EXERCISE GOAL » Filter the entries below, keeping only lines with the word "that".

EXTRACTED RECORDS »
......

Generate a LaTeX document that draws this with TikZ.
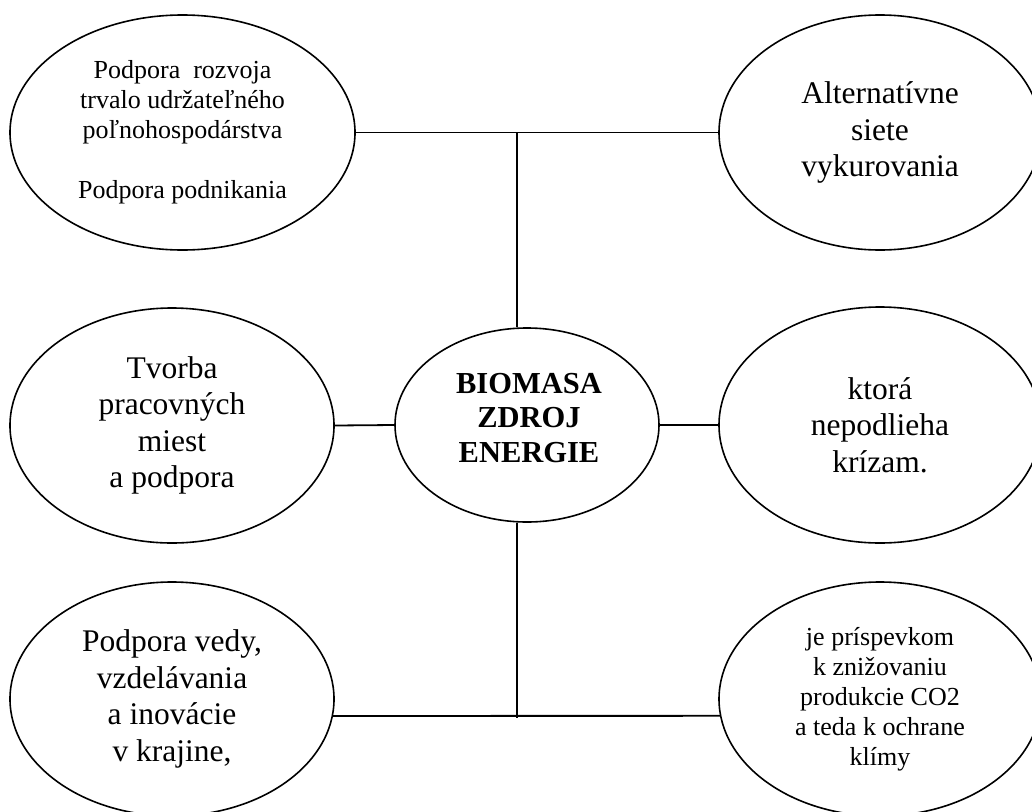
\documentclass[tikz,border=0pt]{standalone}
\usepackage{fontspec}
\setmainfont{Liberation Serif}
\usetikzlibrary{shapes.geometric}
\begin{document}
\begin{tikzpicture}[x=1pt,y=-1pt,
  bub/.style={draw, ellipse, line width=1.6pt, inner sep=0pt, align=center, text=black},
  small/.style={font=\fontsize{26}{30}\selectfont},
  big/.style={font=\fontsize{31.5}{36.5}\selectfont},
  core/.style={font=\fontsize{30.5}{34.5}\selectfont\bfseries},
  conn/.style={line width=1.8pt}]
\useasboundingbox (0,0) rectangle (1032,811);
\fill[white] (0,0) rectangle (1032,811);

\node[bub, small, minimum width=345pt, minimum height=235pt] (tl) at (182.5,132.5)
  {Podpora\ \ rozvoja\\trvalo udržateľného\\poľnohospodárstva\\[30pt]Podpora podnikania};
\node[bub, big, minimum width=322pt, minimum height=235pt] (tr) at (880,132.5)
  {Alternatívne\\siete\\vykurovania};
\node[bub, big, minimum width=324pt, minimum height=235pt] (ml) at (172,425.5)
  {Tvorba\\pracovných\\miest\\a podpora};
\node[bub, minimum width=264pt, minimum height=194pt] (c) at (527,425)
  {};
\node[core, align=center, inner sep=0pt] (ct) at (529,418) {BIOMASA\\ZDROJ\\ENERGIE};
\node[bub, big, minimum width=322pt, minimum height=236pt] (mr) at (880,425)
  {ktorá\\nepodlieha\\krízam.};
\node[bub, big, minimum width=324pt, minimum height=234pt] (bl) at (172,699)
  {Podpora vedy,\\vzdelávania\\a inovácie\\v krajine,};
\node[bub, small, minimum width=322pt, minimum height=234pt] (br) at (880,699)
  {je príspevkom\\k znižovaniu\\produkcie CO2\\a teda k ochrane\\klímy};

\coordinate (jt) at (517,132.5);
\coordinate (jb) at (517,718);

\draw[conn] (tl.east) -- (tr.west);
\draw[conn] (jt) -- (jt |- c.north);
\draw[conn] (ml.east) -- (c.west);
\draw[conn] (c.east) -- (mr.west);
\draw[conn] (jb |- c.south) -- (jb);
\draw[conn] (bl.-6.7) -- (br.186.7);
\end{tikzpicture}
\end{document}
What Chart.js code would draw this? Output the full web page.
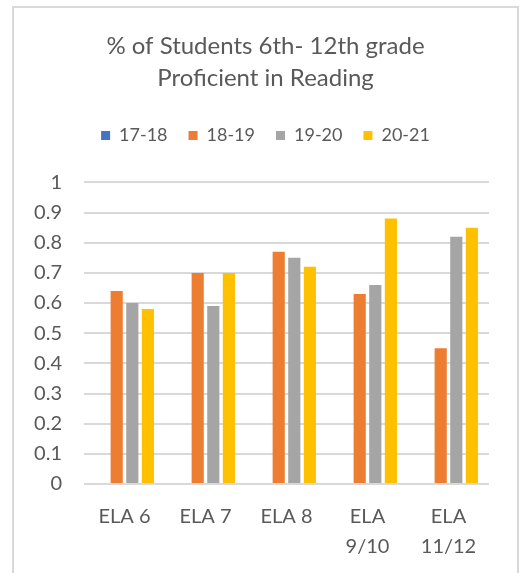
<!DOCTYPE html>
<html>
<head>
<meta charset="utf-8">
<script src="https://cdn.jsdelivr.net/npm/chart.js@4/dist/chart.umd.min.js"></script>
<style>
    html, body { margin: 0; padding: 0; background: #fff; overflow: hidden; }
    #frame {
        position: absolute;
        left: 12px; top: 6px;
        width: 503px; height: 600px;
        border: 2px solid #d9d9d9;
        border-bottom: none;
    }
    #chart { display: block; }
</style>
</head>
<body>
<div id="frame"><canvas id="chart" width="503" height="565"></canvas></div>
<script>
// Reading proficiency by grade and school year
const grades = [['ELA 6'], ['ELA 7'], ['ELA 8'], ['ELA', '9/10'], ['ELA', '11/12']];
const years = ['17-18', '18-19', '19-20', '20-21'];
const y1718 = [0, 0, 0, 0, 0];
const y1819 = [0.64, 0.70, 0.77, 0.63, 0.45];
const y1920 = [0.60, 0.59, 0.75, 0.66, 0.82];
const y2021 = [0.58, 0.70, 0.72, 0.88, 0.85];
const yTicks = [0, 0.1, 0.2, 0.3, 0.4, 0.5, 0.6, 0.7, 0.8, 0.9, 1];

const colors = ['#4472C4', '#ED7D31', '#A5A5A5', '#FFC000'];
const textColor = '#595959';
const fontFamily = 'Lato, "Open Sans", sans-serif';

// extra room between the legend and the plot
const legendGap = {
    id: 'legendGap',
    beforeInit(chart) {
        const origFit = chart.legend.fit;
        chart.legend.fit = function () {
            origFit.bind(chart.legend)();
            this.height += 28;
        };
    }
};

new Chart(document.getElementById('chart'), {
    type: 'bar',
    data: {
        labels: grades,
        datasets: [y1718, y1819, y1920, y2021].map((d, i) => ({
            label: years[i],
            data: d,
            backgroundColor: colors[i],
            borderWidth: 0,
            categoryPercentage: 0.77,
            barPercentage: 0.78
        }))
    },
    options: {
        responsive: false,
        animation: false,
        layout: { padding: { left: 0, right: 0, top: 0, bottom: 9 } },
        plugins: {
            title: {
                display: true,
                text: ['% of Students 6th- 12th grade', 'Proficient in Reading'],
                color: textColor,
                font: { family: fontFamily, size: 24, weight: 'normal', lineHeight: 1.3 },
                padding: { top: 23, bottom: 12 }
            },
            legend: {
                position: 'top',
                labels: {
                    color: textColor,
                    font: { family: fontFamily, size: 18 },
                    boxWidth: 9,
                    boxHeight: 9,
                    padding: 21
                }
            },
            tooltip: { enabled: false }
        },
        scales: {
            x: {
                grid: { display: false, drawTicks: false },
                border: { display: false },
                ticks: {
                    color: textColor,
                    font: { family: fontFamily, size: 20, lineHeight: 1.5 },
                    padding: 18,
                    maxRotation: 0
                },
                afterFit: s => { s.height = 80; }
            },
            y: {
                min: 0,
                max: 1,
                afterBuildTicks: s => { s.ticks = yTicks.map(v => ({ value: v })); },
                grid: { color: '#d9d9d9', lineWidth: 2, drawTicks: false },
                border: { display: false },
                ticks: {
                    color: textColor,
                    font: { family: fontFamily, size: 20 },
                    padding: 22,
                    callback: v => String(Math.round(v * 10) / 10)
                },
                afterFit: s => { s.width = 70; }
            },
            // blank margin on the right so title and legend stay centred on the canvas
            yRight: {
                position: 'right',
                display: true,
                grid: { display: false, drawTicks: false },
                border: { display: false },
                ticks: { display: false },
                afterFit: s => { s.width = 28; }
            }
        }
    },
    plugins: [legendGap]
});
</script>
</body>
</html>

......

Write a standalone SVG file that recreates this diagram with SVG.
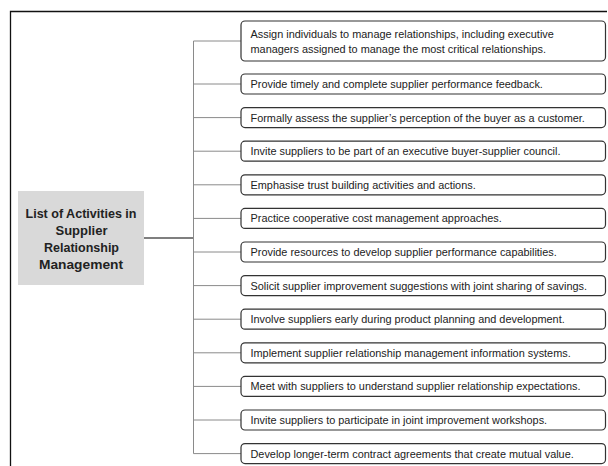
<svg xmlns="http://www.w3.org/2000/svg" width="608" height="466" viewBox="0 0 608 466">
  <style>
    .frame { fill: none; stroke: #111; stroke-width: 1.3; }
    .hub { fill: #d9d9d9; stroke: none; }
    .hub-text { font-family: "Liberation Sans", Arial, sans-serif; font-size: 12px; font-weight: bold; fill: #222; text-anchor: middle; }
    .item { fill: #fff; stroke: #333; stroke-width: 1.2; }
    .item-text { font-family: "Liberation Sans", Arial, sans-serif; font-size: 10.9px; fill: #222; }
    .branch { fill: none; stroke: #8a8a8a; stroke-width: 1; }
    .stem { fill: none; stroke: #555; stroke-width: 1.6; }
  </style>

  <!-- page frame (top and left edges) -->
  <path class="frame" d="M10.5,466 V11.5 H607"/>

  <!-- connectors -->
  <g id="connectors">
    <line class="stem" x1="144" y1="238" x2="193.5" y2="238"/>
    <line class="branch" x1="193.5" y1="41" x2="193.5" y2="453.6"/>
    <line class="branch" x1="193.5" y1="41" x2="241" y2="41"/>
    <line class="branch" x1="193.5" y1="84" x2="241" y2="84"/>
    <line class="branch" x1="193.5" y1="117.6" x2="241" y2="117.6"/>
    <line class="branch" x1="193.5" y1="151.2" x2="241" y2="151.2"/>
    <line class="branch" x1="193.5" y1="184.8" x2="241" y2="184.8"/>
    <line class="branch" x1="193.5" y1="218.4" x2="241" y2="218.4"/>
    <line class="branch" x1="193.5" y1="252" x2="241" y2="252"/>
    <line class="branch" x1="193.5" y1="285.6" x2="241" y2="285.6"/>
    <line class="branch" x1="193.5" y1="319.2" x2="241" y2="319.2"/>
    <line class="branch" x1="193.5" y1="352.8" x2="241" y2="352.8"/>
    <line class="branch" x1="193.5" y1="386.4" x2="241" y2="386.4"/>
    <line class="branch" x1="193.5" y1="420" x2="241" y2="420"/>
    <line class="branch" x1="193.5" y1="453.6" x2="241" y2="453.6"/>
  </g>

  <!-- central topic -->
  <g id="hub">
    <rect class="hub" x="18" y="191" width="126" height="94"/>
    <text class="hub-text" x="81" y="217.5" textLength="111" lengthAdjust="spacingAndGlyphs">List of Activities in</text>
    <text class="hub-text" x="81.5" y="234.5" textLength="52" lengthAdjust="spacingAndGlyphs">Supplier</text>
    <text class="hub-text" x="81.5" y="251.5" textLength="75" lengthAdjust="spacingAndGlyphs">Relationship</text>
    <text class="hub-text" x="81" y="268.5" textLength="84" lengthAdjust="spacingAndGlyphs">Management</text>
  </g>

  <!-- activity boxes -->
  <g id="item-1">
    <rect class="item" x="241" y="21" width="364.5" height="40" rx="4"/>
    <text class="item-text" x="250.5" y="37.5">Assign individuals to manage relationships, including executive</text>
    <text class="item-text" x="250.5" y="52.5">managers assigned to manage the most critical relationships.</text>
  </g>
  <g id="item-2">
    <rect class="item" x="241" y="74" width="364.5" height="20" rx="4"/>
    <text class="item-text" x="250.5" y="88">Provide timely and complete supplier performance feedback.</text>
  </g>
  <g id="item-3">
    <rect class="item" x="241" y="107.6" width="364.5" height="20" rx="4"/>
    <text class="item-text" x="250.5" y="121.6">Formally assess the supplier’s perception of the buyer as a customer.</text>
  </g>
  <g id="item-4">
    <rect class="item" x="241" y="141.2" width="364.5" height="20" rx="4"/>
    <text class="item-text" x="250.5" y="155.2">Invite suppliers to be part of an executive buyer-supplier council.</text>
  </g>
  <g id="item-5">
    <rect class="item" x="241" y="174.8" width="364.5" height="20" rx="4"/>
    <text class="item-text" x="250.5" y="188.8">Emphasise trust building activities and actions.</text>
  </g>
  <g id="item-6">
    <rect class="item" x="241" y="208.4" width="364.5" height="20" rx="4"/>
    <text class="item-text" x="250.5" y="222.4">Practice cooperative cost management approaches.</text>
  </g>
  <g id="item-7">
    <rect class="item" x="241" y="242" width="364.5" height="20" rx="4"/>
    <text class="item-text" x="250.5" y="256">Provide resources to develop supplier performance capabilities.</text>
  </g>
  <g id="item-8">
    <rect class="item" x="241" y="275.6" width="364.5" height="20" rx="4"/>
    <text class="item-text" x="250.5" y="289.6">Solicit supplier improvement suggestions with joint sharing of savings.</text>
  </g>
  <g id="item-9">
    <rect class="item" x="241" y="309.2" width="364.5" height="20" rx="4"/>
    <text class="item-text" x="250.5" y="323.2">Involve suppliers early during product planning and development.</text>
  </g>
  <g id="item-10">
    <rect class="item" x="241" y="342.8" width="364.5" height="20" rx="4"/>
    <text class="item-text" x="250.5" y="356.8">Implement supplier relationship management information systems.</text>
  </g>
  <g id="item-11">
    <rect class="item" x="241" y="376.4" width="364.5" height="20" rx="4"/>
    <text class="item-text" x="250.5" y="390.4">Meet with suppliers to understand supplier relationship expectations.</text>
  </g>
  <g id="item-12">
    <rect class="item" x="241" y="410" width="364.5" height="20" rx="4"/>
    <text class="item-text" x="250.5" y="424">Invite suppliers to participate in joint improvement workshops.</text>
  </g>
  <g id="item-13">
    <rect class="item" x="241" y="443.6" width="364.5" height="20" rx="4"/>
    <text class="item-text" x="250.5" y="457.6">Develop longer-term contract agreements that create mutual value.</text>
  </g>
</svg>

......

ANSWER »
Generate a LaTeX document that draws this with TikZ.
Write a standalone SVG file that recreates this diagram with SVG.
    <text class="item-text" x="250.5" y="457.6">Develop longer-term contract agreements that create mutual value.</text>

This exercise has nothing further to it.